It is no secret that Kabul is moulded by its turbulent history, but what sets Shadow City apart is the author’s determination to not present a singular, gory narrative. She reminds us that this is also the city where you would run into Woojodi — an old, frail poet and librarian who will talk to anyone for hours about the bookshelves of Kabul’s public library.  Khan traces the history of Kabul by walking, which she was cautioned from doing time and again. Even when not under Taliban rule, it was never easy for women to occupy public spaces the way men do; they always needed “a sanctioned reason to be on the streets”. As she walks, with no definitive purpose, the city reveals itself to be full of surprises. We read about its oldest library with endless stacks of Persian and Urdu poetry, the lives of the city’s booksellers who showed up to their stores to sell books through every conflict and war, college love affairs, heartbreak, and traditional Afghan weddings. Khan also writes about the graveyards littered across Kabul, the increasing number of suicide bombers, conflict becoming routine to the nation, lack of food and resources, the rising cases of mental illness and rampant opium addiction. 
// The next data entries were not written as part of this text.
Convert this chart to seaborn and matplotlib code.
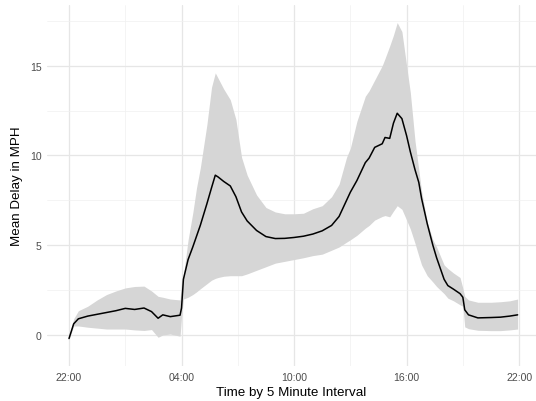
import numpy as np
import pandas as pd
import seaborn as sns
import matplotlib
matplotlib.use("Agg")
import matplotlib.pyplot as plt
from matplotlib.ticker import MultipleLocator

# hours after 22:00
hours = [0, 0.25, 0.5, 1.0, 1.5, 2.0, 2.5, 3.0, 3.5, 4.0, 4.4, 4.75, 5.0, 5.4, 5.92,
         6.0, 6.1, 6.35, 6.6, 6.8, 7.0, 7.35, 7.6, 7.8, 7.95, 8.25, 8.6, 8.9, 9.2, 9.5,
         10.0, 10.5, 11.0, 11.5, 12.0, 12.5, 13.0, 13.5, 14.0, 14.4, 14.8, 15.0, 15.35,
         15.8, 16.0, 16.3, 16.7, 16.85, 17.1, 17.3, 17.5, 17.75, 18.0, 18.2, 18.45, 18.65,
         18.8, 19.1, 19.4, 19.6, 20.0, 20.2, 20.5, 20.85, 21.0, 21.1, 21.3, 21.8, 22.5,
         23.0, 23.5, 23.92]

mean_delay = [-0.2, 0.62, 0.9, 1.05, 1.15, 1.25, 1.35, 1.48, 1.42, 1.5, 1.3, 0.93, 1.12, 1.02, 1.1,
              1.5, 3.1, 4.2, 4.9, 5.5, 6.1, 7.3, 8.2, 8.9, 8.8, 8.55, 8.3, 7.7, 6.85, 6.35,
              5.82, 5.48, 5.37, 5.38, 5.43, 5.5, 5.62, 5.8, 6.1, 6.6, 7.5, 7.95, 8.6,
              9.6, 9.85, 10.45, 10.65, 11.0, 10.95, 11.8, 12.35, 12.05, 11.1, 10.2, 9.2, 8.5,
              7.6, 6.2, 5.0, 4.3, 3.1, 2.75, 2.55, 2.3, 2.1, 1.4, 1.12, 0.95, 0.97,
              0.99, 1.05, 1.12]

lower = [-0.25, 0.5, 0.5, 0.43, 0.38, 0.33, 0.33, 0.33, 0.28, 0.25, 0.3, -0.13, 0.0, 0.05, -0.07,
         1.0, 2.0, 2.1, 2.25, 2.4, 2.57, 2.85, 3.05, 3.15, 3.2, 3.27, 3.3, 3.3, 3.3, 3.4,
         3.6, 3.8, 4.0, 4.1, 4.2, 4.3, 4.42, 4.5, 4.72, 4.9, 5.17, 5.3, 5.55,
         5.95, 6.1, 6.4, 6.6, 6.65, 6.58, 6.9, 7.2, 7.0, 6.4, 5.9, 5.1, 4.4,
         3.9, 3.3, 2.95, 2.7, 2.3, 2.05, 1.9, 1.68, 1.6, 0.45, 0.35, 0.26, 0.24,
         0.24, 0.28, 0.33]

upper = [-0.1, 0.9, 1.35, 1.6, 1.95, 2.25, 2.45, 2.62, 2.7, 2.72, 2.45, 2.15, 2.1, 2.0, 1.95,
         3.0, 3.3, 5.3, 6.8, 8.2, 9.3, 11.7, 13.8, 14.6, 14.3, 13.7, 13.1, 12.0, 9.9, 8.9,
         7.8, 7.1, 6.85, 6.75, 6.75, 6.78, 7.03, 7.2, 7.7, 8.4, 9.9, 10.4, 11.9,
         13.3, 13.6, 14.2, 15.0, 15.4, 16.1, 16.7, 17.4, 16.9, 15.0, 13.5, 10.8, 9.2,
         8.0, 6.3, 5.3, 4.9, 3.9, 3.7, 3.45, 3.2, 2.6, 2.15, 1.95, 1.82, 1.82,
         1.85, 1.9, 2.0]

tick_hours = [0, 6, 12, 18, 24]
tick_labels = ["22:00", "04:00", "10:00", "16:00", "22:00"]

df = pd.DataFrame({"hour": hours, "mean": mean_delay, "lo": lower, "hi": upper})

sns.set_theme(style="white")
plt.rcParams["font.family"] = ["Liberation Sans", "DejaVu Sans"]

fig = plt.figure(figsize=(5.36, 4.02), dpi=100)
ax = fig.add_axes([46.5 / 536, 1 - 367 / 402, (536 - 46.5) / 536, (367 - 6) / 402])

ax.fill_between(df["hour"], df["lo"], df["hi"], color="#d6d6d6", lw=0, zorder=2)
sns.lineplot(data=df, x="hour", y="mean", color="black", lw=1.1, ax=ax, zorder=3)

ax.set_xlim(-1.2, 24.9)
ax.set_ylim(-1.73, 18.38)
ax.set_xticks(tick_hours)
ax.set_xticklabels(tick_labels)
ax.set_yticks([0, 5, 10, 15])
ax.xaxis.set_minor_locator(MultipleLocator(3))
ax.yaxis.set_minor_locator(MultipleLocator(2.5))

ax.grid(which="major", color="#e6e6e6", lw=0.9, zorder=0)
ax.grid(which="minor", color="#f0f0f0", lw=0.5, zorder=0)
ax.set_axisbelow(True)
sns.despine(ax=ax, left=True, bottom=True)
ax.tick_params(which="both", length=0, labelsize=7.6, labelcolor="#4d4d4d")
ax.tick_params(axis="x", pad=4.3)
ax.tick_params(axis="y", pad=3.4)

ax.set_xlabel("Time by 5 Minute Interval", fontsize=9.6, color="black", labelpad=3)
ax.set_ylabel("Mean Delay in MPH", fontsize=9.6, color="black", labelpad=5)

fig.savefig("out.png", dpi=100)
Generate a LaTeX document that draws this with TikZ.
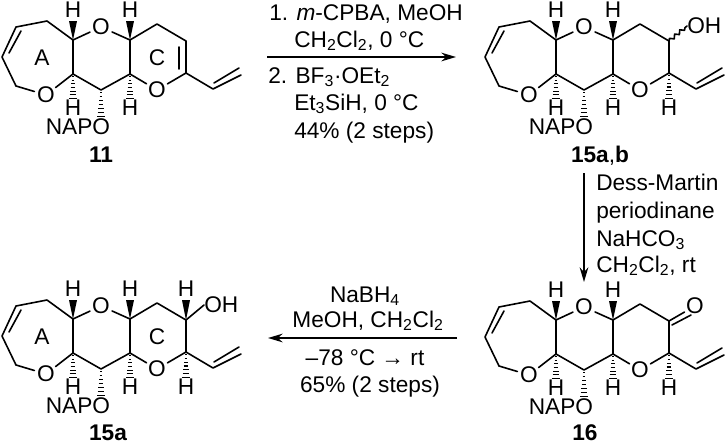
\documentclass[tikz,border=0pt]{standalone}
\usepackage{fontspec}
\setmainfont{Liberation Sans}
\usetikzlibrary{calc, arrows.meta, decorations.pathmorphing}

\tikzset{
	bond/.style={line width=1.2pt, line join=round, line cap=round},
	arrowline/.style={line width=1.2pt, -{Stealth[length=11pt, width=6.5pt]}},
	atom/.style={circle, inner sep=0pt},
	hatom/.style={inner sep=0pt},
	reagent/.style={anchor=base west, inner sep=0pt},
	reagentc/.style={anchor=base, inner sep=0pt},
	cpd/.style={anchor=base, inner sep=0pt, font=\fontsize{17}{20}\selectfont\bfseries},
	every node/.append style={font=\fontsize{17}{20}\selectfont}
}

% solid and hashed stereo bonds
\newcommand{\wedgebond}[2]{\fill (#1) -- ($(#2)+(-4,3)$) -- ($(#2)+(4,3)$) -- cycle;}
\newcommand{\hashbond}[2]{
	\foreach \t/\w in {.1/.8, .24/1.3, .38/1.8, .52/2.3, .66/2.8, .8/3.3, .94/3.8}
		\draw[line width=.8pt] ($(#1)!\t!(#2)+(-\w,0)$) -- ($(#1)!\t!(#2)+(\w,0)$);
}

% the skeleton shared by all four compounds
\newcommand{\ringcore}{
	\coordinate (ca) at (73,40);
	\coordinate (cb) at (73,74);
	\coordinate (c1) at (16,86);
	\coordinate (c2) at (2,57);
	\coordinate (c3) at (16,27);
	\coordinate (c4) at (47,21);
	\coordinate (cc) at (130,40);
	\coordinate (cd) at (130,74);
	\coordinate (ce) at (101,90);
	\coordinate (c5) at (157,24);
	\coordinate (c6) at (186,41);
	\coordinate (c7) at (186,73);
	\coordinate (v1) at (213,89);
	\coordinate (v2) at (241,75);
	\coordinate (v3) at (214,83);
	\coordinate (v4) at (239,68);
	\coordinate (d1) at (21,31);
	\coordinate (d2) at (9,53);
	\coordinate (nop) at (101,118);
	\node[atom] (oa) at (46,95) {O};
	\node[atom] (om) at (101,27) {O};
	\node[atom] (or) at (157,90) {O};
	\node[hatom] (h1) at (73,10) {H};
	\node[hatom] (h2) at (130,10) {H};
	\node[hatom] (h3) at (73,108) {H};
	\node[hatom] (h4) at (130,108) {H};
	\node[hatom] (napo) at (78,127) {NAPO};
	\draw[bond] (ca) -- (c4) -- (c3) -- (c2) -- (c1) -- (oa) -- (cb) -- (ca) -- (om) -- (cc) -- (cd) -- (ce) -- (cb);
	\draw[bond] (d1) -- (d2);
	\draw[bond] (cd) -- (or) -- (c7) -- (c6) -- (c5) -- (cc);
	\draw[bond] (c7) -- (v1) -- (v2);
	\draw[bond] (v3) -- (v4);
	\wedgebond{ca}{h1.south}
	\wedgebond{cc}{h2.south}
	\hashbond{cb}{h3.north}
	\hashbond{cd}{h4.north}
	\hashbond{ce}{nop}
}

\begin{document}
\begin{tikzpicture}[x=.75pt, y=-.75pt]
	\useasboundingbox (0,0) rectangle (726,443);

	% compound 11
	\begin{scope}[name prefix=p-]
		\ringcore
		\coordinate (d3) at (179,47);
		\coordinate (d4) at (179,69);
		\draw[bond] (d3) -- (d4);
		\node[hatom] (la) at (42,58) {A};
		\node[hatom] (lc) at (157,58) {C};
		\node[cpd] (name) at (101,162) {11};
	\end{scope}

	% compound 15a,b
	\begin{scope}[shift={(483,0)}, name prefix=q-]
		\ringcore
		\node[hatom, anchor=west] (oh) at (204,26) {OH};
		\node[hatom] (h5) at (186,108) {H};
		\draw[bond, decorate, decoration={snake, segment length=5pt, amplitude=1.3pt}] (c6) -- (oh.west);
		\hashbond{c7}{h5.north}
		\node[cpd] (name) at (117,162) {15a{\mdseries,}b};
	\end{scope}

	% compound 15a
	\begin{scope}[shift={(0,279)}, name prefix=r-]
		\ringcore
		\node[hatom, anchor=west] (oh) at (204,26) {OH};
		\node[hatom] (h5) at (186,108) {H};
		\node[hatom] (h6) at (186,10) {H};
		\draw[bond] (c6) -- (oh.west);
		\wedgebond{c6}{h6.south}
		\hashbond{c7}{h5.north}
		\node[hatom] (la) at (42,58) {A};
		\node[hatom] (lc) at (157,58) {C};
		\node[cpd] (name) at (108,161) {15a};
	\end{scope}

	% compound 16
	\begin{scope}[shift={(483,280)}, name prefix=s-]
		\ringcore
		\node[atom] (oc) at (212,26) {O};
		\node[hatom] (h5) at (186,108) {H};
		\coordinate (c8) at (189,45);
		\coordinate (c9) at (208,35);
		\draw[bond] (c6) -- (oc);
		\draw[bond] (c8) -- (c9);
		\hashbond{c7}{h5.north}
		\node[cpd] (name) at (102,160) {16};
	\end{scope}

	% reaction arrows
	\coordinate (a1) at (267,57);
	\coordinate (a2) at (456,57);
	\coordinate (a3) at (584,173);
	\coordinate (a4) at (584,282);
	\coordinate (a5) at (457,338);
	\coordinate (a6) at (268,338);
	\draw[arrowline] (a1) -- (a2);
	\draw[arrowline] (a3) -- (a4);
	\draw[arrowline] (a5) -- (a6);

	\node[reagent] (r1) at (269,20) {1. \textit{m}-CPBA, MeOH};
	\node[reagent] (r2) at (294,47) {CH\textsubscript{2}Cl\textsubscript{2}, 0 °C};
	\node[reagent] (r3) at (268,83) {2. BF\textsubscript{3}·OEt\textsubscript{2}};
	\node[reagent] (r4) at (294,110) {Et\textsubscript{3}SiH, 0 °C};
	\node[reagent] (r5) at (294,138) {44\% (2 steps)};

	\node[reagent] (r6) at (596,190) {Dess-Martin};
	\node[reagent] (r7) at (596,218) {periodinane};
	\node[reagent] (r8) at (596,246) {NaHCO\textsubscript{3}};
	\node[reagent] (r9) at (596,272) {CH\textsubscript{2}Cl\textsubscript{2}, rt};

	\node[reagentc] (r10) at (365,302) {NaBH\textsubscript{4}};
	\node[reagentc] (r11) at (368,327) {MeOH, CH\textsubscript{2}Cl\textsubscript{2}};
	\node[reagentc] (r12) at (365,365) {–78 °C → rt};
	\node[reagentc] (r13) at (370,392) {65\% (2 steps)};
\end{tikzpicture}
\end{document}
Focused equally on anguish and beauty, Khan’s take on the city is refreshing. Her gaze is palpable, particularly in the chapter about cinema halls and films. In it, we discover Kabul’s love for Bollywood and the escapism, respite and fantasy it offers people. During the first Taliban rule, shopowners smuggled videos of famous Bollywood entertainers; children who couldn’t go to school spent entire days watching films. 

Khan often compares Kabul with Aligarh, the Indian city in which she grew up. On many of her walks, she is accompanied in spirit by her grandfather, his love and longing for the city. In the book’s final pages and after her last visit to Kabul in 2013, Khan muses on the idea of home and city as a place we carry within ourselves. Their physical, social and political realities change and transform, even in our absence — but the city we know remains within us. Two years after the Taliban took over Kabul again, Khan’s vivid account is more relevant than ever. It reminds us of the city’s complex history, its poetic beauty and its immense resilience. 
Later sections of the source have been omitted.